Cheap Chinese imports are particularly important here, because imports from European and other countries whose currencies have appreciated against the dollar are putting significant upward pressure on U.S. prices. The same goes for petroleum imports.

Second, and above all, the treacherous macroeconomic ice the U.S. economy is crossing cannot be allowed to give way, as that would send markets tumbling.

It is clear, therefore, that far from being paradoxical, the Republican administration’s embrace of China’s leadership is absolutely necessary.

Continued willingness on the part of the Chinese to fill Wal-Mart’s shelves in exchange for IOUs of uncertain value keeps the U.S. economy steaming ahead — in turn providing vital draft power for China’s economic growth.

How long will this heightened mutual dependence last? It could last a long time, no matter how odd this climbing team may appear.
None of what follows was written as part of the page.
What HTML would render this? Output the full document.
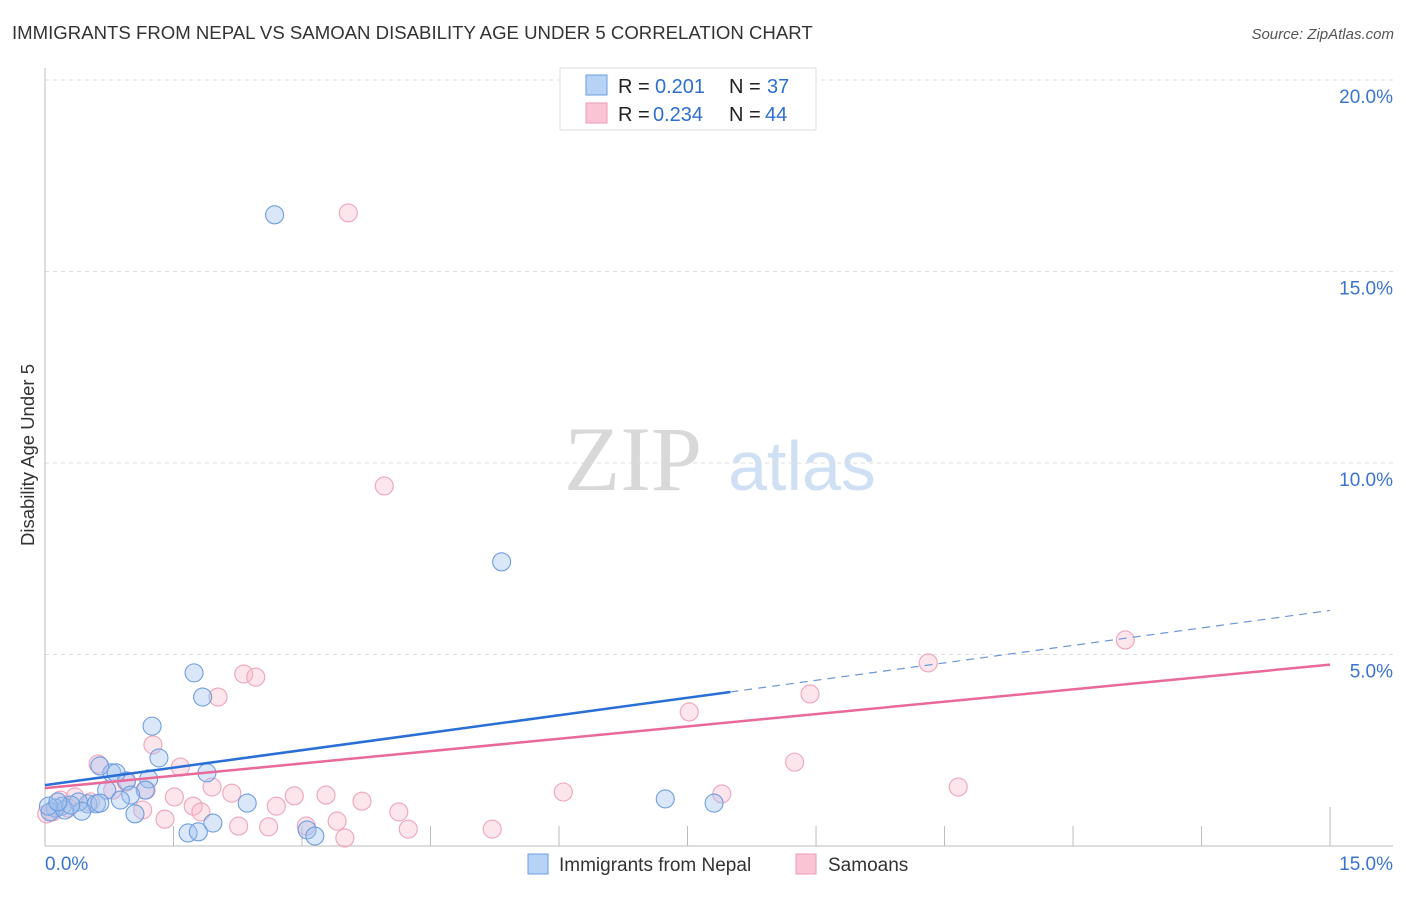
<!DOCTYPE html>
<html><head><meta charset="utf-8"><style>
body{margin:0;background:#fff;font-family:"Liberation Sans",sans-serif;}
</style></head><body>
<svg id="chart" width="1406" height="892" xmlns="http://www.w3.org/2000/svg" style="font-family:'Liberation Sans',sans-serif">
<text x="12" y="39" font-size="18.6" fill="#333">IMMIGRANTS FROM NEPAL VS SAMOAN DISABILITY AGE UNDER 5 CORRELATION CHART</text>
<text x="1394" y="39" font-size="15" fill="#555" text-anchor="end" font-style="italic">Source: ZipAtlas.com</text>
<text transform="translate(34,455) rotate(-90)" font-size="18.5" fill="#333" text-anchor="middle">Disability Age Under 5</text>
<g>
<text x="633" y="490" font-size="92" font-family="'Liberation Serif',serif" fill="#d8d8d8" text-anchor="middle">ZIP</text>
<text x="802" y="490" font-size="70" fill="#cfe0f4" text-anchor="middle">atlas</text>
</g>
<g id="grid"></g>
<g id="marks"></g>
<g id="lines"></g>
<g>
<rect x="560" y="68" width="256" height="62" fill="#fff" stroke="#ddd"/>
<rect x="586" y="75" width="21" height="20" fill="#b7d2f5" stroke="#6a9ee0"/>
<rect x="586" y="103" width="21" height="20" fill="#fac4d4" stroke="#ec9ab4"/>
<text x="618" y="93" font-size="20" fill="#222">R =</text>
<text x="655" y="93" font-size="20" fill="#2f6fd0">0.201</text>
<text x="729" y="93" font-size="20" fill="#222">N =</text>
<text x="767" y="93" font-size="20" fill="#2f6fd0">37</text>
<text x="618" y="121" font-size="20" fill="#222">R =</text>
<text x="653" y="121" font-size="20" fill="#2f6fd0">0.234</text>
<text x="729" y="121" font-size="20" fill="#222">N =</text>
<text x="765" y="121" font-size="20" fill="#2f6fd0">44</text>
</g>
<g>
<rect x="528" y="854" width="20" height="20" fill="#b7d2f5" stroke="#6a9ee0"/>
<text x="559" y="871" font-size="19" fill="#333">Immigrants from Nepal</text>
<rect x="796" y="854" width="20" height="20" fill="#fac4d4" stroke="#ec9ab4"/>
<text x="828" y="871" font-size="19" fill="#333">Samoans</text>
</g>
</svg>
<script>
const yTicks=[5,10,15,20];
const yTickLabels=["5.0%","10.0%","15.0%","20.0%"];
const xTicks=[1.5,3,4.5,6,7.5,9,10.5,12,13.5,15];
const nepalX=[2.68,5.33,1.74,1.84,1.25,1.33,0.78,0.64,0.95,0.83,1.21,1.17,1.00,0.72,1.89,0.88,0.50,0.60,0.39,0.20,0.12,0.06,0.23,0.43,1.05,2.36,1.67,1.79,1.96,3.06,3.15,7.24,7.81,0.30,0.64,0.04,0.15];
const nepalY=[16.48,7.42,4.52,3.89,3.13,2.30,1.91,2.09,1.70,1.91,1.75,1.46,1.33,1.46,1.91,1.20,1.10,1.10,1.15,1.04,0.99,0.89,0.94,0.91,0.84,1.12,0.34,0.37,0.60,0.42,0.26,1.23,1.12,1.07,1.12,1.04,1.15];
const samoanX=[3.54,3.96,12.61,10.31,2.32,2.46,2.02,8.93,7.52,1.26,0.62,1.58,8.75,0.95,1.95,0.79,1.18,1.51,2.18,2.91,3.28,3.70,6.05,10.66,7.90,1.73,2.70,1.82,1.14,1.40,2.26,2.61,3.05,3.41,4.13,4.24,5.22,3.50,0.18,0.35,0.09,0.02,0.53,0.27];
const samoanY=[16.53,9.40,5.38,4.78,4.49,4.41,3.89,3.97,3.50,2.64,2.14,2.06,2.19,1.67,1.54,1.46,1.46,1.28,1.38,1.31,1.33,1.17,1.41,1.54,1.36,1.04,1.04,0.89,0.94,0.70,0.52,0.50,0.52,0.65,0.89,0.44,0.44,0.21,1.20,1.28,0.89,0.84,1.15,0.99];
const nepalFit=[1.59,0.304];
const samoanFit=[1.51,0.215];
const nepalSolidEnd=8.0;
const NS="http://www.w3.org/2000/svg";
const X=v=>45+v*85.67, Y=v=>846-v*38.3;
function mk(tag,attrs,parent){const e=document.createElementNS(NS,tag);for(const k in attrs)e.setAttribute(k,attrs[k]);parent.appendChild(e);return e;}
const grid=document.getElementById('grid'),marks=document.getElementById('marks'),lines=document.getElementById('lines');
yTicks.forEach((t,i)=>{
 const l=mk('line',{x1:45,x2:1393,y1:Y(t),y2:Y(t),stroke:'#ddd','stroke-dasharray':'4,4'},grid);
 
 
 const tx=mk('text',{x:1393,y:Y(t)+23,'font-size':19,fill:'#3a74d0','text-anchor':'end'},grid);
 tx.textContent=yTickLabels[i];
 
 
});
xTicks.forEach((t,i)=>{
 const l=mk('line',{x1:X(t),x2:X(t),y1:(i==xTicks.length-1?807:826),y2:846,stroke:'#bbb'},grid);
 
 
});
let a=mk('line',{x1:45,x2:45,y1:68,y2:846,stroke:'#bbb'},grid);

a=mk('line',{x1:45,x2:1393,y1:846,y2:846,stroke:'#bbb'},grid);

let t0=mk('text',{x:45,y:870,'font-size':19,fill:'#3a74d0'},grid);t0.textContent='0.0%';

let t1=mk('text',{x:1393,y:870,'font-size':19,fill:'#3a74d0','text-anchor':'end'},grid);t1.textContent='15.0%';

samoanX.forEach((v,i)=>{
 const c=mk('circle',{cx:X(v),cy:Y(samoanY[i]),r:9,fill:'rgba(248,180,200,0.35)',stroke:'#eda4bc','stroke-width':1.1},marks);
 
 
});
nepalX.forEach((v,i)=>{
 const c=mk('circle',{cx:X(v),cy:Y(nepalY[i]),r:9,fill:'rgba(160,196,240,0.4)',stroke:'#6f9ede','stroke-width':1.1},marks);
 
 
});
const f=(p,x)=>p[0]+p[1]*x;
let ln=mk('line',{x1:X(0),y1:Y(f(samoanFit,0)),x2:X(15),y2:Y(f(samoanFit,15)),stroke:'#e8699a','stroke-width':2.5},lines);

ln=mk('line',{x1:X(0),y1:Y(f(nepalFit,0)),x2:X(nepalSolidEnd),y2:Y(f(nepalFit,nepalSolidEnd)),stroke:'#2a6fd6','stroke-width':2.5},lines);

ln=mk('line',{x1:X(nepalSolidEnd),y1:Y(f(nepalFit,nepalSolidEnd)),x2:X(15),y2:Y(f(nepalFit,15)),stroke:'#6a96d6','stroke-width':1.2,'stroke-dasharray':'8,6'},lines);

</script>
</body></html>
The governments of the United States and China each have committed themselves to a path of increasing income inequality and consequent potential political backlash. Each is helping the other as it pursues these policies.

What might end this teamwork? Is there a point at which these unlikely partners can decouple? There is. The time will come when China will need the United States far less than it does today.

With its own internal economic strength and the growing weight of the rest of Asia, China may be able to decouple from the United States and send the bulk of its exports elsewhere. At that point, they would also stop accumulating U.S. Treasury bonds — letting the dollar go where markets will sweep it.

Let us hope that this odd partnership — built on commitment to growth and acceptance of inequality — can soften gradually in both countries, with neither dragging the other down the economic slopes.